Anna J. De Cecco, Sophia E. Giles, Rhyan Pearson
Based on the work and data gathered by Counterpart International, a development agency funded by USAID, this presentation examines how women’s participation in development projects in Bangladesh impact gender equality. This is part of a larger program Counterpart International has implemented since 2018, titled, ‘Promoting Advocacy and Rights’ (PAR) in collaboration with local NGOs. Anchored the in Gender/Women in Development (GID/WID) approach, PAR aims to deepen democratic values within civil society to improve public governance. We are specifically interested in understanding if the NGO is taking the necessary steps to include women participants in their meetings and seminars. One of the main goals of Counterpart’s project, through seminars and training events, is to close the gender gap in Bangladeshi communities to create a more inclusive and progressive society. Like many other patriarchal systems, men in Bangladesh are the powerholders in families, and women have to seek and receive permission from the men in the family in order to travel or take part in activities in Bangladesh. Given this context, Counterpart is working to help develop their society in order for women to have a more independent lifestyle.
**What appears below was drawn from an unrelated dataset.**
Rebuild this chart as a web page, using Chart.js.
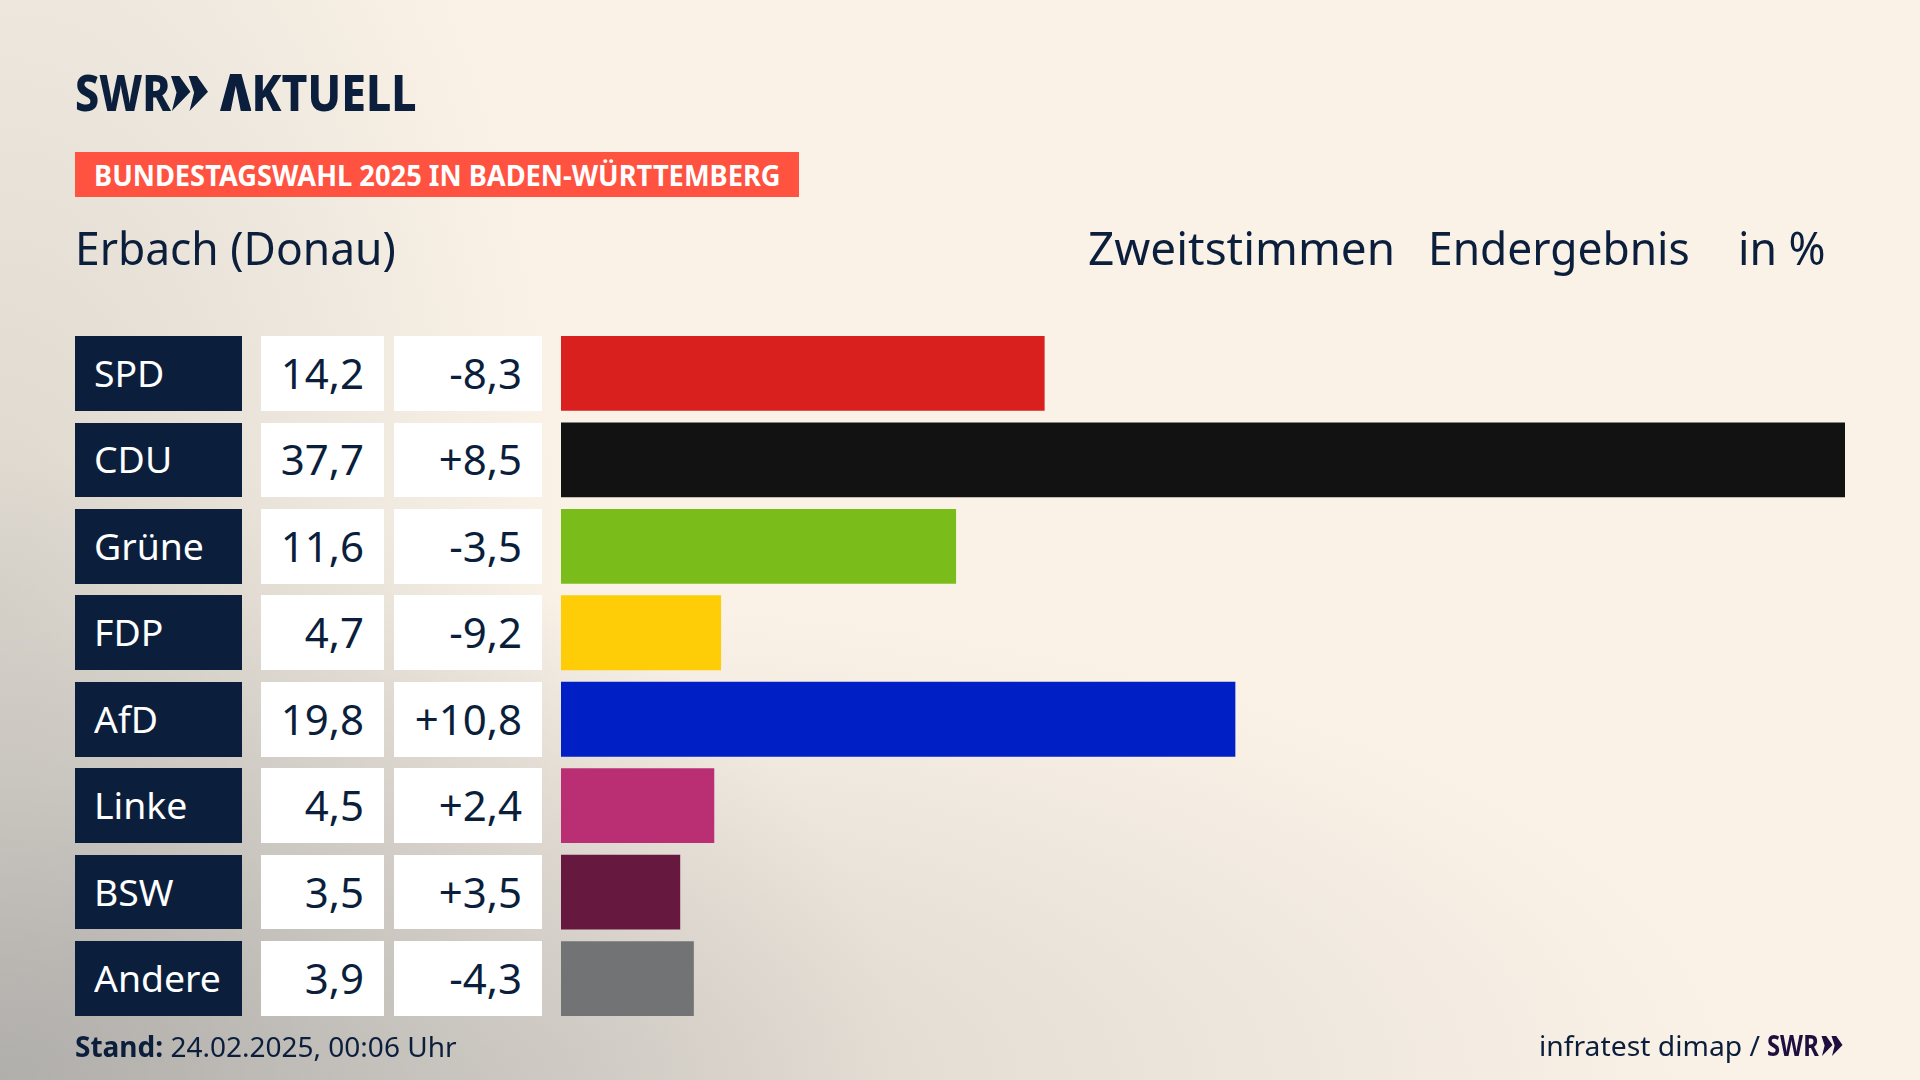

However, their research shows that women have rigorous domestic work schedules as they are in charge of all of the housework. It has been difficult for Counterpart to find inclusive times and locations as well as childcare for women to be involved. Our group aims to determine the methods Counterpart has used to reach out to women in their 6 cities of study and reduce the gender gap to ensure equal participation in their events. This is significant as these events are meant to empower women in order to create positive and lasting impacts.
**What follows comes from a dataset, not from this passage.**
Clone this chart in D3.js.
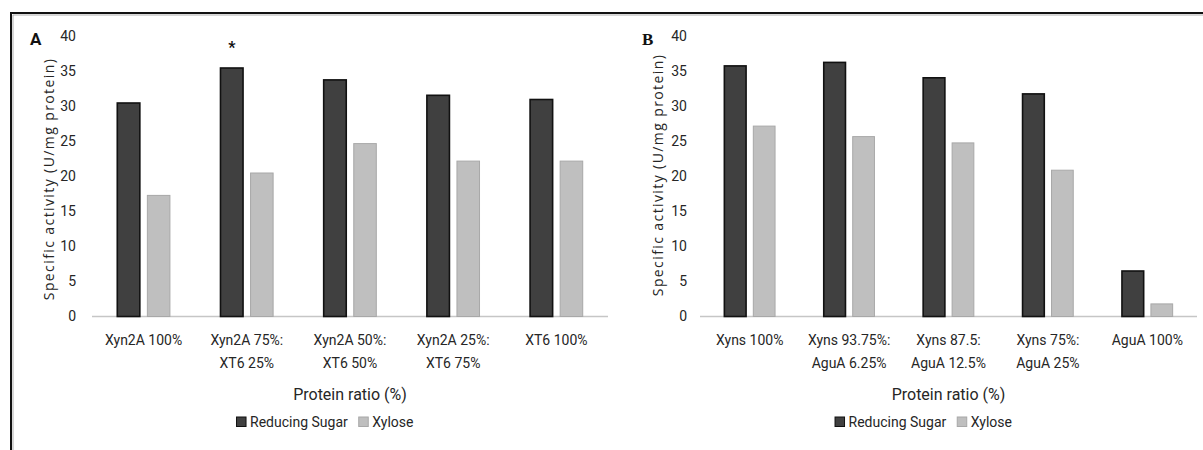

“Women’s Suffrage for Whom?: How the 19th Amendment Failed to Secure the Right to Vote for Black Women and the Continued Efforts of Black Suffragists During the Roaring Twenties.”
Megan Grace Brock
With 2020 marking the 100 year centennial anniversary of Women's Suffrage in the United States, we are forced to ask ourselves, "What is it that we are truly celebrating?" The ratification of the 19th Amendment in 1920 has been revered for the past century as the year of American Women's Suffrage, but the harsh realities of racism and historic disenfranchisement meant that the freedoms guaranteed by the 19th Amendment were not equally extended to all women. Black Women’s struggle for the vote did not end with the passage of the 19th amendment, rather, the 1920s was a decade of both continued struggle and immense organization for Black Suffragists who were still fighting for the equal right to vote across the United States. Black Women's contributions in nearly all dominant historical movements and narratives have been historically overshadowed, misrepresented, minimized, and even omitted entirely. In an attempt to somewhat rectify this injustice, and rather than centering the focus on the factors that continued to restrict the equal access of Black Women to the ballot, this research will focus on the voices, demands, writings, and perspectives of Black Suffragists who lived, worked and dedicated themselves to the continued fight for Black Women's Suffrage during the 1920s. Focusing specifically on what Black Suffragists had to say, how they felt, their demands for change and progress, and the various ways Black Women organized for a cause that was for the first time inherently on behalf of the voting rights of Black Women is imperative to producing more holistic and accurate histories.